**GIVEN INFORMATION**
====================
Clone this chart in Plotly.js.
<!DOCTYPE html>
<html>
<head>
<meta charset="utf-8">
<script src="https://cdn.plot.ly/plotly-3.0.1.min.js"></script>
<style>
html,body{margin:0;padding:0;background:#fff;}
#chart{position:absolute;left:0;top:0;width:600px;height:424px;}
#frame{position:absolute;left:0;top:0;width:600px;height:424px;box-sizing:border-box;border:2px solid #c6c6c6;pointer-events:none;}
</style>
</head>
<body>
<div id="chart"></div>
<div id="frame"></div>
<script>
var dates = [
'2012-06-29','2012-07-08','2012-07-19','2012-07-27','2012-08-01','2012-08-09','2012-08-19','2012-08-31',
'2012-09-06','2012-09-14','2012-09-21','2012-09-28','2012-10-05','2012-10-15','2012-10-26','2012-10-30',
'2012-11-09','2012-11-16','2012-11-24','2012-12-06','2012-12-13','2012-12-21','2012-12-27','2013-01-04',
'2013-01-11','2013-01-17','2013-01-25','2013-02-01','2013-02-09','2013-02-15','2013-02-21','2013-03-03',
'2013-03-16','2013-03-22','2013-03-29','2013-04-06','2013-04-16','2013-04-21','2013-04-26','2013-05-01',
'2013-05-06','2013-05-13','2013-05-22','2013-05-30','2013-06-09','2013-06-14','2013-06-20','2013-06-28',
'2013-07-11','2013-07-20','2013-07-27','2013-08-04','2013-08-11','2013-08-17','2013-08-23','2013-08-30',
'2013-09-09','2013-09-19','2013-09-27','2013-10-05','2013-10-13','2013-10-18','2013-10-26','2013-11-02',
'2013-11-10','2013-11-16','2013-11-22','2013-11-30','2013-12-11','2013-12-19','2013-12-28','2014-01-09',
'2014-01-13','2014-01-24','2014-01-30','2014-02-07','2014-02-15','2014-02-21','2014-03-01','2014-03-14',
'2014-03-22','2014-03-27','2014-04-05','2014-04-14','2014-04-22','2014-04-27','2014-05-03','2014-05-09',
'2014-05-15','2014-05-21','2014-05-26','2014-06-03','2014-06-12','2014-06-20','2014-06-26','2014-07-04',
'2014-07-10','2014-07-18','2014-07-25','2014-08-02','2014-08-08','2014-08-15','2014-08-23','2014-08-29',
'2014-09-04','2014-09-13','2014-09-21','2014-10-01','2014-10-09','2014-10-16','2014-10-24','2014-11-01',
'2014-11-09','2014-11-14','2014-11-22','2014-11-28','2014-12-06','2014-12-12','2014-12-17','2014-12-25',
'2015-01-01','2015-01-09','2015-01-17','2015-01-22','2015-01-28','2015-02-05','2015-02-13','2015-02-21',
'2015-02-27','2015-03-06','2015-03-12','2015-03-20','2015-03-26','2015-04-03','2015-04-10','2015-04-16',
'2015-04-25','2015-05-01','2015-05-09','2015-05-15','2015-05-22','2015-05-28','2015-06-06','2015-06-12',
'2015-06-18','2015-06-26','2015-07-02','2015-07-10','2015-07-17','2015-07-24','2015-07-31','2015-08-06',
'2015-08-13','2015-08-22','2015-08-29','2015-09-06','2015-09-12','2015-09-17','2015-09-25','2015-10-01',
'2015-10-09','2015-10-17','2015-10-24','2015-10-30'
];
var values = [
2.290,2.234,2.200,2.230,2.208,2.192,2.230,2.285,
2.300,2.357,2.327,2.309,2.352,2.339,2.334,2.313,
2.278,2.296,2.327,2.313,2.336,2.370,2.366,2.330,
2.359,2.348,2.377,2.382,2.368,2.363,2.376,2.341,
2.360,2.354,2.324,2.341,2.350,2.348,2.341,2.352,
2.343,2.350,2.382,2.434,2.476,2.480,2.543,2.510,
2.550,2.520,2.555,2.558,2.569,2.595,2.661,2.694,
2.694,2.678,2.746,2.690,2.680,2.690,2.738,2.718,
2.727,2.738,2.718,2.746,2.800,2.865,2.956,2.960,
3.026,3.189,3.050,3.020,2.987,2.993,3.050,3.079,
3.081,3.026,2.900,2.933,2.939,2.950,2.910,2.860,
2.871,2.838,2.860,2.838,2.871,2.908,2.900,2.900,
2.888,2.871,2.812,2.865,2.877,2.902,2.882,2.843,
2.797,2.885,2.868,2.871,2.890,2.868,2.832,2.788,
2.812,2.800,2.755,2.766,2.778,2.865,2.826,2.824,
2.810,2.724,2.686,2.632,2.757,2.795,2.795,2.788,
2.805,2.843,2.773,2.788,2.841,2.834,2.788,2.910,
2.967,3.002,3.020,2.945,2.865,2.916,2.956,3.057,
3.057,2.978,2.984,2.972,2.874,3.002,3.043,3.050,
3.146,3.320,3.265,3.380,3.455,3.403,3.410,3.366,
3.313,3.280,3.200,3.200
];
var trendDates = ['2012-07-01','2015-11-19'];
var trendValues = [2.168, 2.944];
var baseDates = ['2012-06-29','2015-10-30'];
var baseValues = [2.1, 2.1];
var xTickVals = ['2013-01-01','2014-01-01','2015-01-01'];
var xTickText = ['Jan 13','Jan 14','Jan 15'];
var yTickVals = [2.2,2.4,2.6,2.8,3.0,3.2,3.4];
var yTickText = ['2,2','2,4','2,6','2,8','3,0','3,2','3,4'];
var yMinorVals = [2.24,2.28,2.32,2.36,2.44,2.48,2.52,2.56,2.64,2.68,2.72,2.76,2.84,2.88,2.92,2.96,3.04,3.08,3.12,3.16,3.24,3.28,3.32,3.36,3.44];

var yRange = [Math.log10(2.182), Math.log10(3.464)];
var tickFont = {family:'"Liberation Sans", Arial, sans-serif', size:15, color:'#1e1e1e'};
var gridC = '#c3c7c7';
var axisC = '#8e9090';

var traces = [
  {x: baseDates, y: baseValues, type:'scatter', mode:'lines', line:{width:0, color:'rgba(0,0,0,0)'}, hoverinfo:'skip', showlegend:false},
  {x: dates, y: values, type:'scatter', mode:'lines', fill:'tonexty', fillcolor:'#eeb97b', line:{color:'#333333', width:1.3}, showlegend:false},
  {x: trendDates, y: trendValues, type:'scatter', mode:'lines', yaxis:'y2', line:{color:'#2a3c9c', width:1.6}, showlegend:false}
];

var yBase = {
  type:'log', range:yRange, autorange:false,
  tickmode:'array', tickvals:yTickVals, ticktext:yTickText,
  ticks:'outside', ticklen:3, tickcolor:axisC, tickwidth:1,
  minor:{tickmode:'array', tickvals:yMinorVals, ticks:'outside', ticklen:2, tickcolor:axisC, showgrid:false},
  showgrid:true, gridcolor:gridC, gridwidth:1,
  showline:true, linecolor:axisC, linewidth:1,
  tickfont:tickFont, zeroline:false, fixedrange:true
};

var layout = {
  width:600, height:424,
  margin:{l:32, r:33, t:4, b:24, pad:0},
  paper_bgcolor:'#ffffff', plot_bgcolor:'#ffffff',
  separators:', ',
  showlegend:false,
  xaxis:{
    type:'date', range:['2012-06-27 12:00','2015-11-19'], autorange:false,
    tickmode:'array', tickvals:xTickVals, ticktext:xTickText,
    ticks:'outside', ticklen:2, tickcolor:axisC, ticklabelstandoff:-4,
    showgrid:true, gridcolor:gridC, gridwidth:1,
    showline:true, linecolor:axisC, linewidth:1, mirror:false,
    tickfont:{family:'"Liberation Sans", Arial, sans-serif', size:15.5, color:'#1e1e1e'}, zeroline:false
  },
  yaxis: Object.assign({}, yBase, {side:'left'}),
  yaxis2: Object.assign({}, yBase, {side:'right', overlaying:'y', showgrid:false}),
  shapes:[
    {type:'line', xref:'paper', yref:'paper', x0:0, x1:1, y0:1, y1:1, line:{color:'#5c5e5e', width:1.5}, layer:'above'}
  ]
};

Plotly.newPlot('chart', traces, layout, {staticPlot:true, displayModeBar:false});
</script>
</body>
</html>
====================
**WORK TO BE COMPLETED**
State how many lines above include the word "chart", and nothing more.

**EXERCISE ANSWER**
4